> [Data supplied]:
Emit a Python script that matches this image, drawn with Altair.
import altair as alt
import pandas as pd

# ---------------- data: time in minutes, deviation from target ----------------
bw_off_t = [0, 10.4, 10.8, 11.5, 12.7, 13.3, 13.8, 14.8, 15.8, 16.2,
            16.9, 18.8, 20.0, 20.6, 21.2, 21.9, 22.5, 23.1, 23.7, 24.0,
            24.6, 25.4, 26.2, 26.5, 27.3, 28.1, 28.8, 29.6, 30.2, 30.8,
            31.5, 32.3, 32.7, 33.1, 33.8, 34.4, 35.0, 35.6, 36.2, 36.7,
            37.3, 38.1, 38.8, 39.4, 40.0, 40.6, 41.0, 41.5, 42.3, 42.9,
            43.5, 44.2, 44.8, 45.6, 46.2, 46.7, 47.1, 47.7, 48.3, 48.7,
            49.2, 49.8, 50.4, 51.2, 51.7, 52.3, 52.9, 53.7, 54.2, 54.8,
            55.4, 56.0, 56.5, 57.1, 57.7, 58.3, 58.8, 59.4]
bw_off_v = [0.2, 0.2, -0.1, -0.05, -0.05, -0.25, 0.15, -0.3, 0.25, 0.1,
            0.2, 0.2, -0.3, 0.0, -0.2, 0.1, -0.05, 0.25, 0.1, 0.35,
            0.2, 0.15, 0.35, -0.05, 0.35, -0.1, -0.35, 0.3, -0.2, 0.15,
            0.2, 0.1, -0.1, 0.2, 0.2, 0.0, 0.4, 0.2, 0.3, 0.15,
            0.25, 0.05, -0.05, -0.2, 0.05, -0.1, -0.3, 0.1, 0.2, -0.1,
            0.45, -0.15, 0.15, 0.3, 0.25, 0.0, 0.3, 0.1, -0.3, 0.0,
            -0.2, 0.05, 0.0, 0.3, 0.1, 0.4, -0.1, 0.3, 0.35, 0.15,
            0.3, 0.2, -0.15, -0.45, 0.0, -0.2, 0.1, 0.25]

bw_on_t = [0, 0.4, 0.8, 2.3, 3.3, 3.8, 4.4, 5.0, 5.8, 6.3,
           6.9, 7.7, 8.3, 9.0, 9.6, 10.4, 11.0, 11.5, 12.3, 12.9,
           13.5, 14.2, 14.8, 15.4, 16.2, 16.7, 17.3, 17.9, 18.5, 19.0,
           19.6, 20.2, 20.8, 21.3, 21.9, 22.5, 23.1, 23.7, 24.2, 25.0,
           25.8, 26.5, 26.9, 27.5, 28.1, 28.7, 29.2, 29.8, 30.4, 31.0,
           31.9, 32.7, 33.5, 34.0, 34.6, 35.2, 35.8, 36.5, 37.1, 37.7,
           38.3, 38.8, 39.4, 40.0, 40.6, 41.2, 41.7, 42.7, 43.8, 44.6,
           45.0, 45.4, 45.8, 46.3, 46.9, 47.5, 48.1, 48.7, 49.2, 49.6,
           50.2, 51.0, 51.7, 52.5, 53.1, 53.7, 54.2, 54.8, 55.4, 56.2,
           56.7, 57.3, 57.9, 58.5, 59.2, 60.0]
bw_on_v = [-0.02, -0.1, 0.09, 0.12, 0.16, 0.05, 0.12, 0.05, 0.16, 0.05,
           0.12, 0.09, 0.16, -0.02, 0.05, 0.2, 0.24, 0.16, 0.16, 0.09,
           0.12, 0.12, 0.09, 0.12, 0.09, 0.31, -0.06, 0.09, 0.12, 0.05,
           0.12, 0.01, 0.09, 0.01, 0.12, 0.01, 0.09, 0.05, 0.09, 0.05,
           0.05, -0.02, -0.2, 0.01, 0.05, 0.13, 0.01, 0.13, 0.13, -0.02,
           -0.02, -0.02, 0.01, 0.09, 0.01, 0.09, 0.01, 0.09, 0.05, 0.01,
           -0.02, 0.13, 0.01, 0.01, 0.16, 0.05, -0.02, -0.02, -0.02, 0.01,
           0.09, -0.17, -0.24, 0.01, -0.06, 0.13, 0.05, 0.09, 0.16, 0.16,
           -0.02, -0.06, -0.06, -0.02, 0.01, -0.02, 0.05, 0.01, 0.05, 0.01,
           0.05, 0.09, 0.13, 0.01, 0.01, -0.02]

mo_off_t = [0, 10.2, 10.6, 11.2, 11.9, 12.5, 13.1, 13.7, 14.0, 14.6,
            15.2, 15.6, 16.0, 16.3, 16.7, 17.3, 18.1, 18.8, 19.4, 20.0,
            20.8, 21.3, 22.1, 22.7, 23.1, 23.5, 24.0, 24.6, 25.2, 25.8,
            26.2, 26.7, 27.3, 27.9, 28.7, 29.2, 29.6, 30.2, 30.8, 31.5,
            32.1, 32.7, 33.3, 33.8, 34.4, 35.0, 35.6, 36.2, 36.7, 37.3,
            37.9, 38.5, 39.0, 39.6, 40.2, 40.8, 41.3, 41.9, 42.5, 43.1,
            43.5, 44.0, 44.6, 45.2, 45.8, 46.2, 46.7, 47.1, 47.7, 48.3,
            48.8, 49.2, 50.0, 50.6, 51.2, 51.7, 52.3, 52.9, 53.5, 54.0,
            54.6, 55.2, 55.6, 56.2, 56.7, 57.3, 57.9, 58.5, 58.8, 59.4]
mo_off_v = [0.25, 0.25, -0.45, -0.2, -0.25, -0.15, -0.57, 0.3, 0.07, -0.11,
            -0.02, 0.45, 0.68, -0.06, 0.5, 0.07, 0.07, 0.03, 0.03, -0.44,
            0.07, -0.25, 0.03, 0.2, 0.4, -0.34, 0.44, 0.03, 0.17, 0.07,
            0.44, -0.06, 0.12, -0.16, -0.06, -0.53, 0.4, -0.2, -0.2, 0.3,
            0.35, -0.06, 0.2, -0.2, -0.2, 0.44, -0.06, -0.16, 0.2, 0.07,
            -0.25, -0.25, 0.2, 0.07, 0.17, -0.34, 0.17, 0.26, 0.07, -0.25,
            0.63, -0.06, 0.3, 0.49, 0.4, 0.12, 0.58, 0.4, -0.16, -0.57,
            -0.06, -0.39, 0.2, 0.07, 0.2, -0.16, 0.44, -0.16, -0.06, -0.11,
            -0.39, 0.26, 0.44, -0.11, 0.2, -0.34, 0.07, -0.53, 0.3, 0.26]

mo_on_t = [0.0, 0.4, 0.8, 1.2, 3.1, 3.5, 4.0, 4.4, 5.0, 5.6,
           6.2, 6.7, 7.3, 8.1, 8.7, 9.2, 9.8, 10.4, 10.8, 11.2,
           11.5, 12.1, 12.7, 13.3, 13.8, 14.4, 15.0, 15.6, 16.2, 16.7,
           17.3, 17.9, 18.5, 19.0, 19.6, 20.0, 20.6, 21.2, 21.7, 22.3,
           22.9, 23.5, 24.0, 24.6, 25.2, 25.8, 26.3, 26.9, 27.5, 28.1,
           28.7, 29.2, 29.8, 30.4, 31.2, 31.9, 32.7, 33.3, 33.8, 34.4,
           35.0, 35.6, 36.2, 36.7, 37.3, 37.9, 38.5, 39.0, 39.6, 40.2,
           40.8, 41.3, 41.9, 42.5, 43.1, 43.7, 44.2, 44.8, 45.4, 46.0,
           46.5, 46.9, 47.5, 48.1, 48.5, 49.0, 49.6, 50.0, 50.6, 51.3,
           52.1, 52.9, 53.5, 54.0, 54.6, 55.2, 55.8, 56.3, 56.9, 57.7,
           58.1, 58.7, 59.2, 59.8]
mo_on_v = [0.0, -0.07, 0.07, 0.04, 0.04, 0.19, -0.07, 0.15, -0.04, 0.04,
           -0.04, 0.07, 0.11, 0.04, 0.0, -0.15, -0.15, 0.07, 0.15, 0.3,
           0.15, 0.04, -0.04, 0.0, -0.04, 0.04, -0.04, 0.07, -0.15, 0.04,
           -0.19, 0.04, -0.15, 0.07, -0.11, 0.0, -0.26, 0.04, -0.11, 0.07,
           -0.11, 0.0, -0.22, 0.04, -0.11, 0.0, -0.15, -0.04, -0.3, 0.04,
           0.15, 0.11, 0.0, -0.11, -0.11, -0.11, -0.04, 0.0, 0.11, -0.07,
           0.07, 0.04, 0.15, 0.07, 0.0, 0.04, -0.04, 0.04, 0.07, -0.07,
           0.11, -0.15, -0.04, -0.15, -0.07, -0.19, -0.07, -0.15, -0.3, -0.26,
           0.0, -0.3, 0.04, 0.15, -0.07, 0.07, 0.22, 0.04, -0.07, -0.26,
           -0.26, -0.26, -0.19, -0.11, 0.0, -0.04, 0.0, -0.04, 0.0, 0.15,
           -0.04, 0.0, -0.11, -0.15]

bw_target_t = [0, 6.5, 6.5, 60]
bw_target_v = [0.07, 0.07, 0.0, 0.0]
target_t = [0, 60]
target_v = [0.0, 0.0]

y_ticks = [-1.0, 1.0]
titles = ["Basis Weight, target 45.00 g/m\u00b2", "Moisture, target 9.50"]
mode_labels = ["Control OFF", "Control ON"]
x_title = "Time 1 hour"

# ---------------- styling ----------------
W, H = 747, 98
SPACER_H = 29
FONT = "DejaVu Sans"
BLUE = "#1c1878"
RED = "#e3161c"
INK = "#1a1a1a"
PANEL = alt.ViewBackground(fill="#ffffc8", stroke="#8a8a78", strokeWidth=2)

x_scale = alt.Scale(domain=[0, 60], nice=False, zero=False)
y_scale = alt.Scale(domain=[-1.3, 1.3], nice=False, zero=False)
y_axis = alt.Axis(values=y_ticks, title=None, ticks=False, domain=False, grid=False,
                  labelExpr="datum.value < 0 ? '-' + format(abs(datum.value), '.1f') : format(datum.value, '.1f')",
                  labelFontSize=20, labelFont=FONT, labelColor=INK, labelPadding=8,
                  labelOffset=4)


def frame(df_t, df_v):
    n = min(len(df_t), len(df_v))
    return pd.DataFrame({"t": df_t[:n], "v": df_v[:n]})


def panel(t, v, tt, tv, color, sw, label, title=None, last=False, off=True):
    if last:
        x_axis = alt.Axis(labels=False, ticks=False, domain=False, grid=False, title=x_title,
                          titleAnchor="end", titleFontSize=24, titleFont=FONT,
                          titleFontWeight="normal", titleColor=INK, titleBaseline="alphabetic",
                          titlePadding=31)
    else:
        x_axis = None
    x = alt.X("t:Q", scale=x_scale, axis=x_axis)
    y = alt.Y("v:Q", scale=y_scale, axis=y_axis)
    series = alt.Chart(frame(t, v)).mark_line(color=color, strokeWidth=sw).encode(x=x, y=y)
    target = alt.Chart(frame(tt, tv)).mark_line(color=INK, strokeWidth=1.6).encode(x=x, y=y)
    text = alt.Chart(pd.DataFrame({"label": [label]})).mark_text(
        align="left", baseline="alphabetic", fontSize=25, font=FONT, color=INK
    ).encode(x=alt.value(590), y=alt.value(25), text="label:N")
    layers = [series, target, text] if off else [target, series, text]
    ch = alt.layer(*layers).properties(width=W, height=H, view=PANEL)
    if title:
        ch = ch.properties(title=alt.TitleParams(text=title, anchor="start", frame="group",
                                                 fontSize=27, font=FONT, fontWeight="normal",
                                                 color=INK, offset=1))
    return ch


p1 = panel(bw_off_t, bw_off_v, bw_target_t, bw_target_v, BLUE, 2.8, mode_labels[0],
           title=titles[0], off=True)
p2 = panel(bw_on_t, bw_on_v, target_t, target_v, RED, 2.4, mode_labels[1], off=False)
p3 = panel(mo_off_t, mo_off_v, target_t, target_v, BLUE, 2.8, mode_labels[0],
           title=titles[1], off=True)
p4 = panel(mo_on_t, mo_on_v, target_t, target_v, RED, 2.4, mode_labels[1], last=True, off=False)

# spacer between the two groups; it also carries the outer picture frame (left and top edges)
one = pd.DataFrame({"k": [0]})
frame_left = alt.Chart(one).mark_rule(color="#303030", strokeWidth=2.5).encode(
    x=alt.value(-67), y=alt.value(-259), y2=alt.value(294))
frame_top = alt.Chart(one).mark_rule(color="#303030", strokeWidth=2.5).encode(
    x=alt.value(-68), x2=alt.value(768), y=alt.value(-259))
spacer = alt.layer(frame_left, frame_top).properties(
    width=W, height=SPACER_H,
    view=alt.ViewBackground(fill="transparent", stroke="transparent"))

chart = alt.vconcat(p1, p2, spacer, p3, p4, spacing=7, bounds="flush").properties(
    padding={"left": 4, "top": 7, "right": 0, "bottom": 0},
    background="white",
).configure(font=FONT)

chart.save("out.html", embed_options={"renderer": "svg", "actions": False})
--
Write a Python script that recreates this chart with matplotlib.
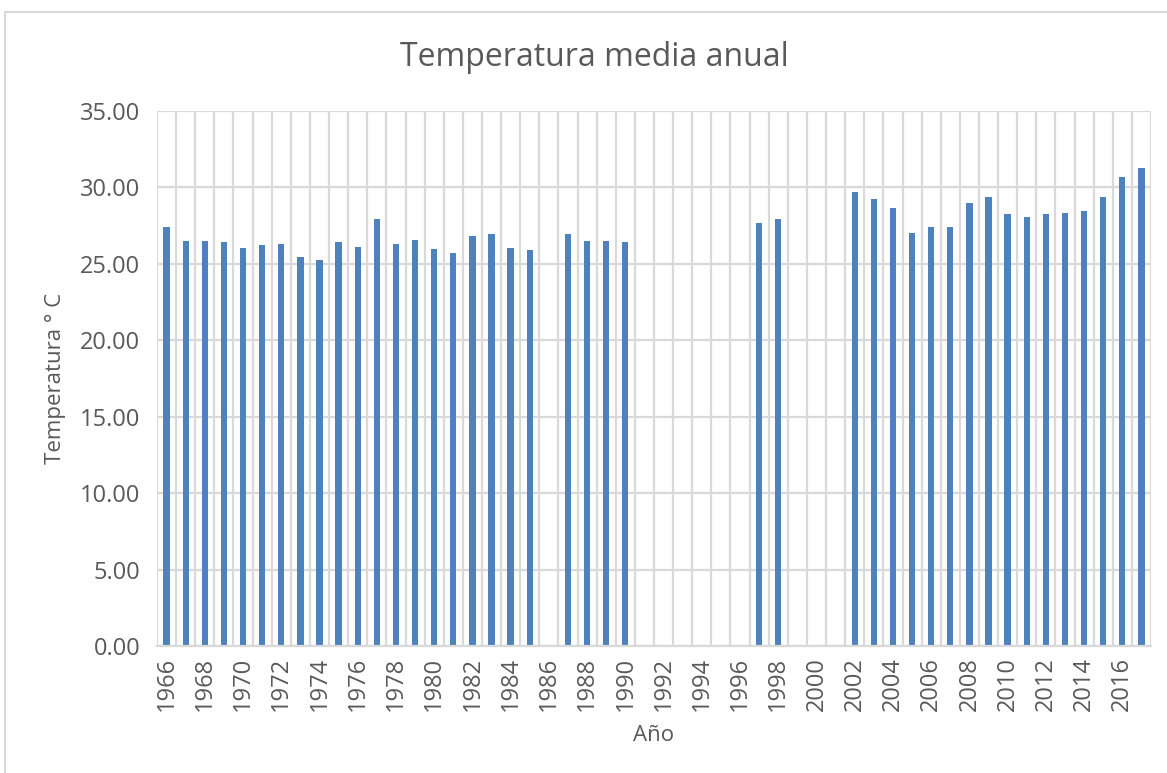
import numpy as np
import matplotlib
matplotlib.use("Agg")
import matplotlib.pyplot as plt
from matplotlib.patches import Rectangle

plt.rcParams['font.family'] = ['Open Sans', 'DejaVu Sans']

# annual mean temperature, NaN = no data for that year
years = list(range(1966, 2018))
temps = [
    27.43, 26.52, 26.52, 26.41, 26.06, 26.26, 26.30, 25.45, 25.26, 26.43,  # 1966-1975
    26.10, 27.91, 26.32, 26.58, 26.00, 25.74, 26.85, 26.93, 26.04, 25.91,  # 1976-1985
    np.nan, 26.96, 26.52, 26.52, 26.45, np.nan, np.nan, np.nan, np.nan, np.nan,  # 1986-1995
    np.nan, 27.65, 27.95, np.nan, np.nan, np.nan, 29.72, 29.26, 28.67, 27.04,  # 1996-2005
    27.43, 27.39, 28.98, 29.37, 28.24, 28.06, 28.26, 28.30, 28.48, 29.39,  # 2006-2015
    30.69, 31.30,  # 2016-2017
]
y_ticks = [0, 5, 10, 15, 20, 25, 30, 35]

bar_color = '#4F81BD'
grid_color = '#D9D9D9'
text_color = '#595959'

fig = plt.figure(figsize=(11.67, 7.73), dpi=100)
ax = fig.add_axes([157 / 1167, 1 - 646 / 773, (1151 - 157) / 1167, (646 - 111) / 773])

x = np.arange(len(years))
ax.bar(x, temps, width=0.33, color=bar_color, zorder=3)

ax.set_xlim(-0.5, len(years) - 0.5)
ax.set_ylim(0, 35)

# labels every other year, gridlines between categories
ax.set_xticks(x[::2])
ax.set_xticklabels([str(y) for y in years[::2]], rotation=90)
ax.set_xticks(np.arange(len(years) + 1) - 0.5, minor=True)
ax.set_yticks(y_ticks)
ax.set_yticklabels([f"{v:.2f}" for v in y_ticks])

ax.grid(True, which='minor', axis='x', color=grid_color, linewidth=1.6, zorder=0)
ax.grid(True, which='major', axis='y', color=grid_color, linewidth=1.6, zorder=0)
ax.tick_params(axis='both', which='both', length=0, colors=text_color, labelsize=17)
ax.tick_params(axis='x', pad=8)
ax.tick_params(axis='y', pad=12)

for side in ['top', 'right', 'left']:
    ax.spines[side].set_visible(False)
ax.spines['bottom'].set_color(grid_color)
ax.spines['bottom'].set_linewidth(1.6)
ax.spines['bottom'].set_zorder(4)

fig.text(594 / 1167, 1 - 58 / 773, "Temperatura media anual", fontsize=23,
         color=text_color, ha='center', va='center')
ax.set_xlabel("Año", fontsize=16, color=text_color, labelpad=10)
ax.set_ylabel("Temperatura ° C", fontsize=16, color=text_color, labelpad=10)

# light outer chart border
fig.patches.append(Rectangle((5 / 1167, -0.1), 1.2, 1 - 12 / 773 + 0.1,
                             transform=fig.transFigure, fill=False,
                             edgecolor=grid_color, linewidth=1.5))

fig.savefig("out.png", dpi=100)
---
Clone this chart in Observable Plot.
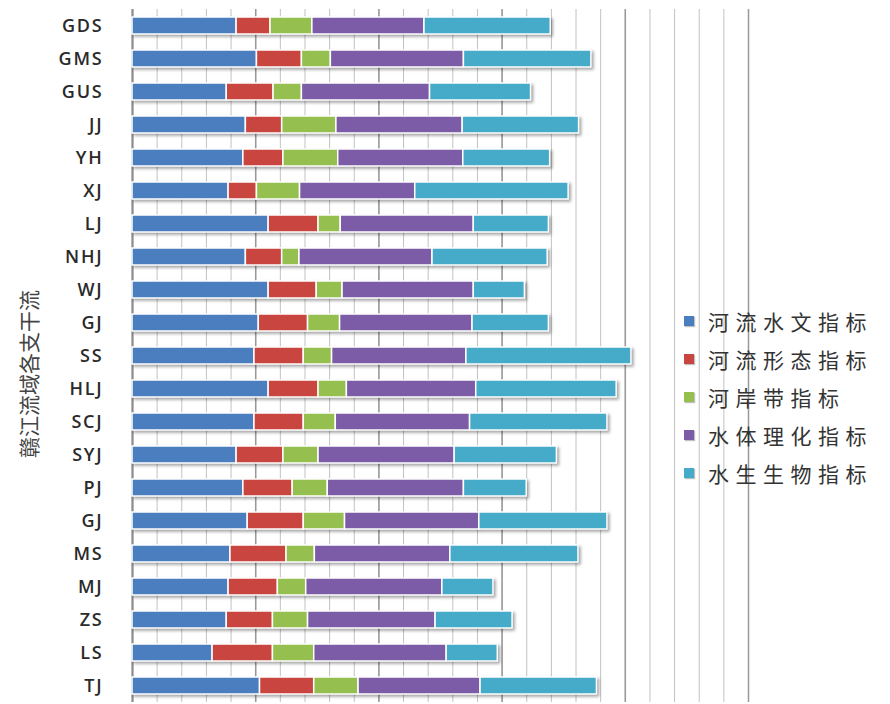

> [Required task]:
As listed above, the lines from the line with "Emit a Python" to the line with "import pandas as pd" are to be echoed exactly, with both ends included and nothing added.

> [Task output]:
Emit a Python script that matches this image, drawn with Altair.
import altair as alt
import pandas as pd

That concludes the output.